**Work to do**. Copy out the material below in full, but not its images.

**Source material**.
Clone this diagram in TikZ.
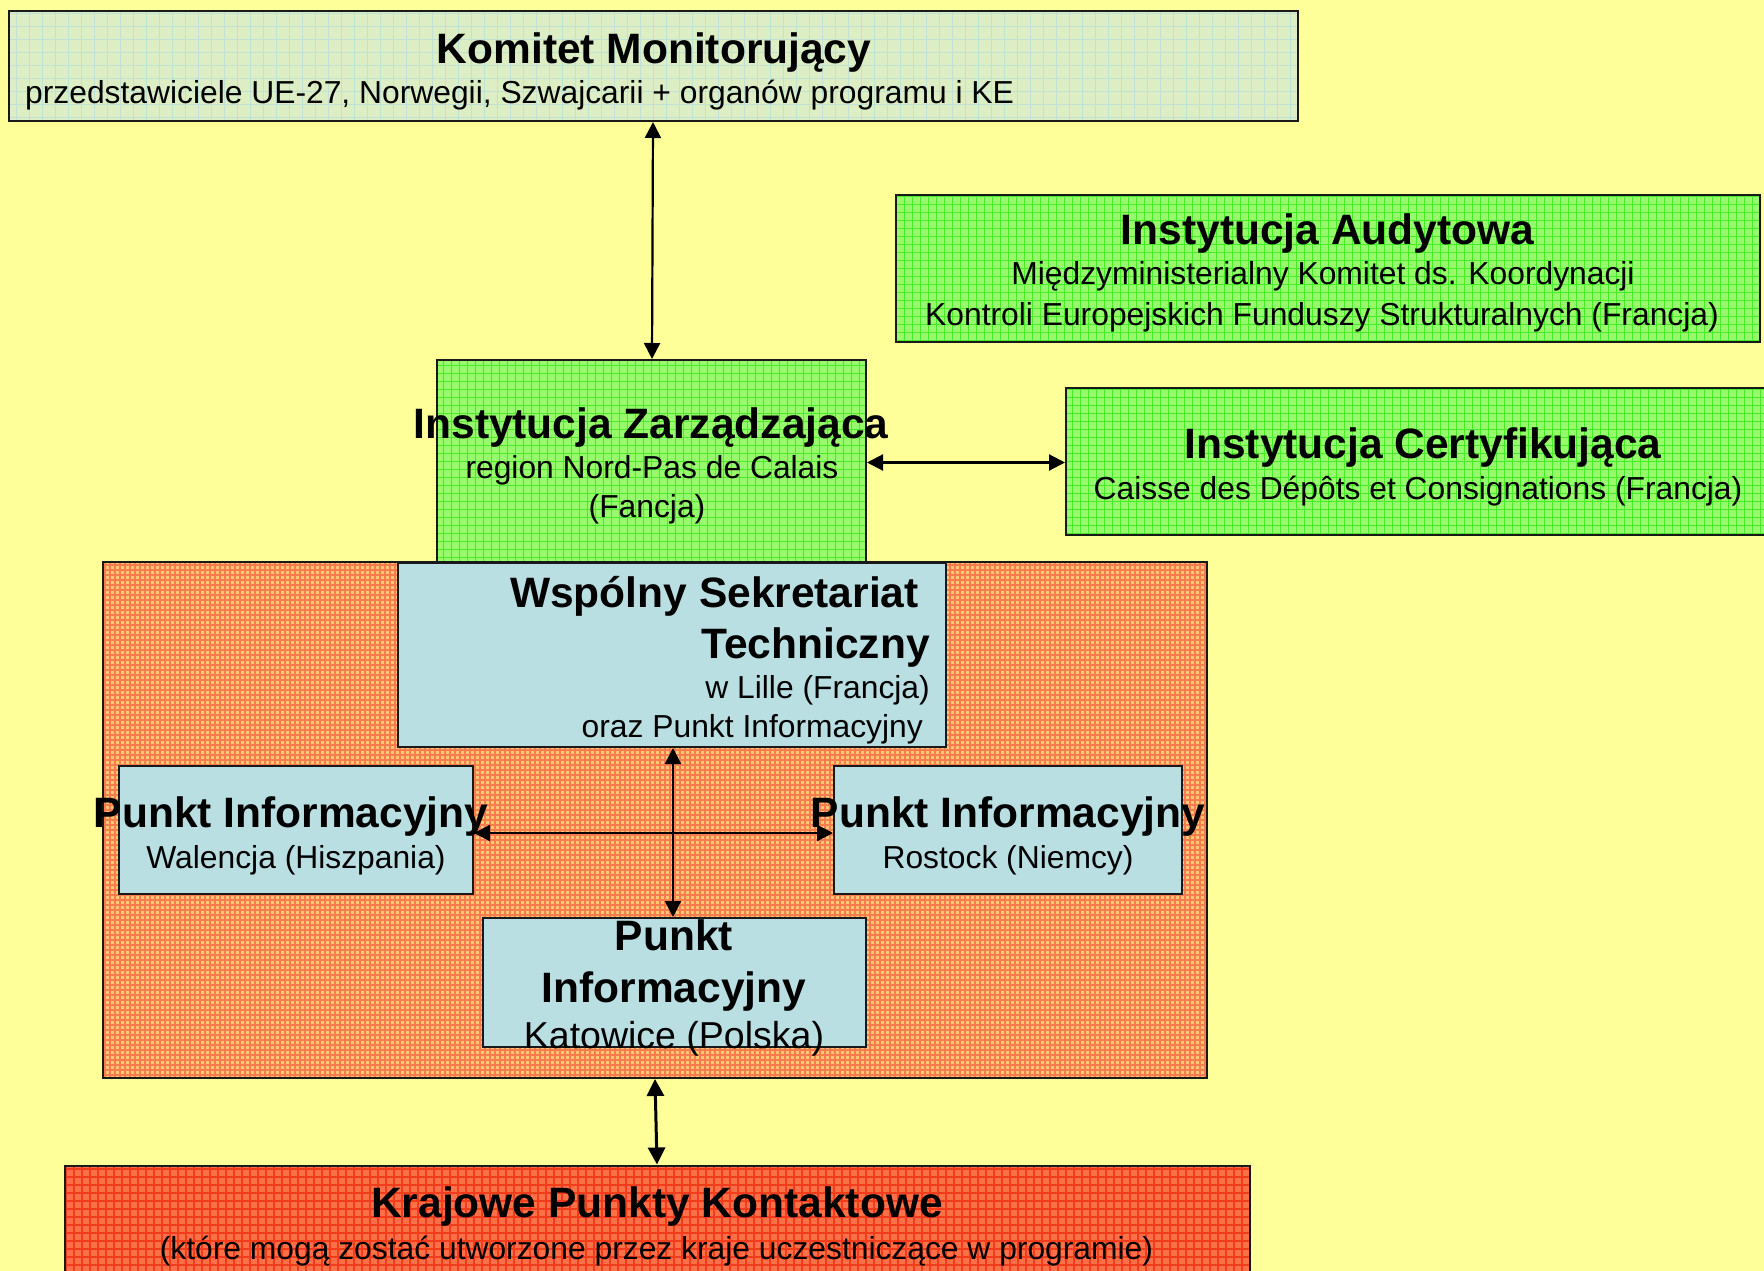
\documentclass[tikz,border=0pt]{standalone}
\usepackage{fontspec}
\setmainfont{Liberation Sans}
\usetikzlibrary{arrows.meta}
\definecolor{bgY}{RGB}{255,255,153}
\definecolor{kmFill}{RGB}{222,238,196}
\definecolor{kmLine}{RGB}{192,226,212}
\definecolor{grFill}{RGB}{150,250,108}
\definecolor{grLine}{RGB}{70,236,40}
\definecolor{orFill}{RGB}{255,200,116}
\definecolor{orLine}{RGB}{248,124,78}
\definecolor{blFill}{RGB}{186,223,227}
\definecolor{rdFill}{RGB}{255,112,72}
\definecolor{rdLine}{RGB}{242,60,28}
\definecolor{edge}{RGB}{25,25,25}
\tikzset{
  box/.style={draw=edge, line width=2pt, inner sep=0pt, rectangle},
  tex/.style 2 args={fill=#1, path picture={\draw[#2] (path picture bounding box.south west) grid (path picture bounding box.north east);}},
  kmbox/.style={box, tex={kmFill}{kmLine, line width=1pt, step=13pt}},
  grbox/.style={box, tex={grFill}{grLine, line width=1pt, step=8pt}},
  orbox/.style={box, tex={orFill}{orLine, line width=1.3pt, step=5pt}},
  rdbox/.style={box, tex={rdFill}{rdLine, line width=2pt, step=8pt}},
  blbox/.style={box, fill=blFill},
  ttl/.style={inner sep=0pt, font=\fontsize{42.5}{51}\selectfont\bfseries},
  sub/.style={inner sep=0pt, font=\fontsize{31.8}{40}\selectfont},
  subL/.style={inner sep=0pt, font=\fontsize{37.5}{45}\selectfont},
  arr/.style={{Triangle[length=16pt,width=16pt]}-{Triangle[length=16pt,width=16pt]}, line width=2.2pt, draw=black},
  arrB/.style={{Triangle[length=17pt,width=17pt]}-{Triangle[length=17pt,width=17pt]}, line width=3pt, draw=black}
}
\begin{document}
\begin{tikzpicture}[x=1pt,y=-1pt]
\useasboundingbox (0,0) rectangle (1764,1271);
\fill[bgY] (0,0) rectangle (1764,1271);

% boxes
\node[kmbox, minimum width=1289pt, minimum height=110pt] (km) at (653.5,66) {};
\node[grbox, minimum width=864pt, minimum height=147pt] (ia) at (1328,268.5) {};
\node[grbox, minimum width=429pt, minimum height=202pt] (iz) at (651.5,461) {};
\node[grbox, minimum width=700pt, minimum height=147pt] (ic) at (1416,461.5) {};
\node[orbox, minimum width=1104pt, minimum height=516pt] (org) at (655,820) {};
\node[blbox, minimum width=548pt, minimum height=184pt] (wst) at (672,655) {};
\node[blbox, minimum width=354pt, minimum height=128pt] (pw) at (296,830) {};
\node[blbox, minimum width=348pt, minimum height=128pt] (pr) at (1008,830) {};
\node[blbox, minimum width=383pt, minimum height=129pt] (pk) at (674.5,982.5) {};
\node[rdbox, minimum width=1185pt, minimum height=119pt] (kpk) at (657.5,1225) {};

% connectors
\draw[arr] ([xshift=-0.5pt]km.south) -- ([xshift=0.5pt]iz.north);
\draw[arr] ([yshift=-1.5pt]iz.east) -- ([yshift=-1pt]ic.west);
\draw[arr] ([xshift=1pt]wst.south) -- ([xshift=-1.5pt]pk.north);
\draw[arr] ([yshift=-3pt]pw.east) -- ([yshift=-3pt]pr.west);
\draw[arrB] (org.south) -- ([xshift=-0.5pt]kpk.north);

% texts
\node[ttl, anchor=base] (kmT) at (654,64) {Komitet Monitorujący};
\node[sub, anchor=base west] (kmS) at (25,103.5) {przedstawiciele UE-27, Norwegii, Szwajcarii + organów programu i KE};

\node[ttl, anchor=base] (iaT) at (1327.5,244) {Instytucja Audytowa};
\node[sub, anchor=base] (iaS1) at (1323,284.5) {Międzyministerialny Komitet ds. Koordynacji};
\node[sub, anchor=base] (iaS2) at (1322,325) {Kontroli Europejskich Funduszy Strukturalnych (Francja)};

\node[ttl, anchor=base] (izT) at (651,438) {Instytucja Zarządzająca};
\node[sub, anchor=base] (izS1) at (652,478) {region Nord-Pas de Calais};
\node[sub, anchor=base] (izS2) at (647,517) {(Fancja)};

\node[ttl, anchor=base] (icT) at (1423,458) {Instytucja Certyfikująca};
\node[sub, anchor=base] (icS) at (1418,499) {Caisse des Dépôts et Consignations (Francja)};

\node[ttl, anchor=base east] (wsT1) at (919,607) {Wspólny Sekretariat};
\node[ttl, anchor=base east] (wsT2) at (930,658) {Techniczny};
\node[sub, anchor=base east] (wsS1) at (930,698) {w Lille (Francja)};
\node[sub, anchor=base east] (wsS2) at (923,737) {oraz Punkt Informacyjny};

\node[ttl, anchor=base] (pwT) at (291,827) {Punkt Informacyjny};
\node[sub, anchor=base] (pwS) at (296,868) {Walencja (Hiszpania)};

\node[ttl, anchor=base] (prT) at (1008,827) {Punkt Informacyjny};
\node[sub, anchor=base] (prS) at (1008,868) {Rostock (Niemcy)};

\node[ttl, anchor=base] (pkT1) at (674,950) {Punkt};
\node[ttl, anchor=base] (pkT2) at (674,1002) {Informacyjny};
\node[subL, anchor=base] (pkS) at (674,1048) {Katowice (Polska)};

\node[ttl, anchor=base] (kpkT) at (657,1217) {Krajowe Punkty Kontaktowe};
\node[sub, anchor=base] (kpkS) at (656.5,1259) {(które mogą zostać utworzone przez kraje uczestniczące w programie)};
\end{tikzpicture}
\end{document}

**The response**.
Clone this diagram in TikZ.
\documentclass[tikz,border=0pt]{standalone}
\usepackage{fontspec}
\setmainfont{Liberation Sans}
\usetikzlibrary{arrows.meta}
\definecolor{bgY}{RGB}{255,255,153}
\definecolor{kmFill}{RGB}{222,238,196}
\definecolor{kmLine}{RGB}{192,226,212}
\definecolor{grFill}{RGB}{150,250,108}
\definecolor{grLine}{RGB}{70,236,40}
\definecolor{orFill}{RGB}{255,200,116}
\definecolor{orLine}{RGB}{248,124,78}
\definecolor{blFill}{RGB}{186,223,227}
\definecolor{rdFill}{RGB}{255,112,72}
\definecolor{rdLine}{RGB}{242,60,28}
\definecolor{edge}{RGB}{25,25,25}
\tikzset{
  box/.style={draw=edge, line width=2pt, inner sep=0pt, rectangle},
  tex/.style 2 args={fill=#1, path picture={\draw[#2] (path picture bounding box.south west) grid (path picture bounding box.north east);}},
  kmbox/.style={box, tex={kmFill}{kmLine, line width=1pt, step=13pt}},
  grbox/.style={box, tex={grFill}{grLine, line width=1pt, step=8pt}},
  orbox/.style={box, tex={orFill}{orLine, line width=1.3pt, step=5pt}},
  rdbox/.style={box, tex={rdFill}{rdLine, line width=2pt, step=8pt}},
  blbox/.style={box, fill=blFill},
  ttl/.style={inner sep=0pt, font=\fontsize{42.5}{51}\selectfont\bfseries},
  sub/.style={inner sep=0pt, font=\fontsize{31.8}{40}\selectfont},
  subL/.style={inner sep=0pt, font=\fontsize{37.5}{45}\selectfont},
  arr/.style={{Triangle[length=16pt,width=16pt]}-{Triangle[length=16pt,width=16pt]}, line width=2.2pt, draw=black},
  arrB/.style={{Triangle[length=17pt,width=17pt]}-{Triangle[length=17pt,width=17pt]}, line width=3pt, draw=black}
}
\begin{document}
\begin{tikzpicture}[x=1pt,y=-1pt]
\useasboundingbox (0,0) rectangle (1764,1271);
\fill[bgY] (0,0) rectangle (1764,1271);

% boxes
\node[kmbox, minimum width=1289pt, minimum height=110pt] (km) at (653.5,66) {};
\node[grbox, minimum width=864pt, minimum height=147pt] (ia) at (1328,268.5) {};
\node[grbox, minimum width=429pt, minimum height=202pt] (iz) at (651.5,461) {};
\node[grbox, minimum width=700pt, minimum height=147pt] (ic) at (1416,461.5) {};
\node[orbox, minimum width=1104pt, minimum height=516pt] (org) at (655,820) {};
\node[blbox, minimum width=548pt, minimum height=184pt] (wst) at (672,655) {};
\node[blbox, minimum width=354pt, minimum height=128pt] (pw) at (296,830) {};
\node[blbox, minimum width=348pt, minimum height=128pt] (pr) at (1008,830) {};
\node[blbox, minimum width=383pt, minimum height=129pt] (pk) at (674.5,982.5) {};
\node[rdbox, minimum width=1185pt, minimum height=119pt] (kpk) at (657.5,1225) {};

% connectors
\draw[arr] ([xshift=-0.5pt]km.south) -- ([xshift=0.5pt]iz.north);
\draw[arr] ([yshift=-1.5pt]iz.east) -- ([yshift=-1pt]ic.west);
\draw[arr] ([xshift=1pt]wst.south) -- ([xshift=-1.5pt]pk.north);
\draw[arr] ([yshift=-3pt]pw.east) -- ([yshift=-3pt]pr.west);
\draw[arrB] (org.south) -- ([xshift=-0.5pt]kpk.north);

% texts
\node[ttl, anchor=base] (kmT) at (654,64) {Komitet Monitorujący};
\node[sub, anchor=base west] (kmS) at (25,103.5) {przedstawiciele UE-27, Norwegii, Szwajcarii + organów programu i KE};

\node[ttl, anchor=base] (iaT) at (1327.5,244) {Instytucja Audytowa};
\node[sub, anchor=base] (iaS1) at (1323,284.5) {Międzyministerialny Komitet ds. Koordynacji};
\node[sub, anchor=base] (iaS2) at (1322,325) {Kontroli Europejskich Funduszy Strukturalnych (Francja)};

\node[ttl, anchor=base] (izT) at (651,438) {Instytucja Zarządzająca};
\node[sub, anchor=base] (izS1) at (652,478) {region Nord-Pas de Calais};
\node[sub, anchor=base] (izS2) at (647,517) {(Fancja)};

\node[ttl, anchor=base] (icT) at (1423,458) {Instytucja Certyfikująca};
\node[sub, anchor=base] (icS) at (1418,499) {Caisse des Dépôts et Consignations (Francja)};

\node[ttl, anchor=base east] (wsT1) at (919,607) {Wspólny Sekretariat};
\node[ttl, anchor=base east] (wsT2) at (930,658) {Techniczny};
\node[sub, anchor=base east] (wsS1) at (930,698) {w Lille (Francja)};
\node[sub, anchor=base east] (wsS2) at (923,737) {oraz Punkt Informacyjny};

\node[ttl, anchor=base] (pwT) at (291,827) {Punkt Informacyjny};
\node[sub, anchor=base] (pwS) at (296,868) {Walencja (Hiszpania)};

\node[ttl, anchor=base] (prT) at (1008,827) {Punkt Informacyjny};
\node[sub, anchor=base] (prS) at (1008,868) {Rostock (Niemcy)};

\node[ttl, anchor=base] (pkT1) at (674,950) {Punkt};
\node[ttl, anchor=base] (pkT2) at (674,1002) {Informacyjny};
\node[subL, anchor=base] (pkS) at (674,1048) {Katowice (Polska)};

\node[ttl, anchor=base] (kpkT) at (657,1217) {Krajowe Punkty Kontaktowe};
\node[sub, anchor=base] (kpkS) at (656.5,1259) {(które mogą zostać utworzone przez kraje uczestniczące w programie)};
\end{tikzpicture}
\end{document}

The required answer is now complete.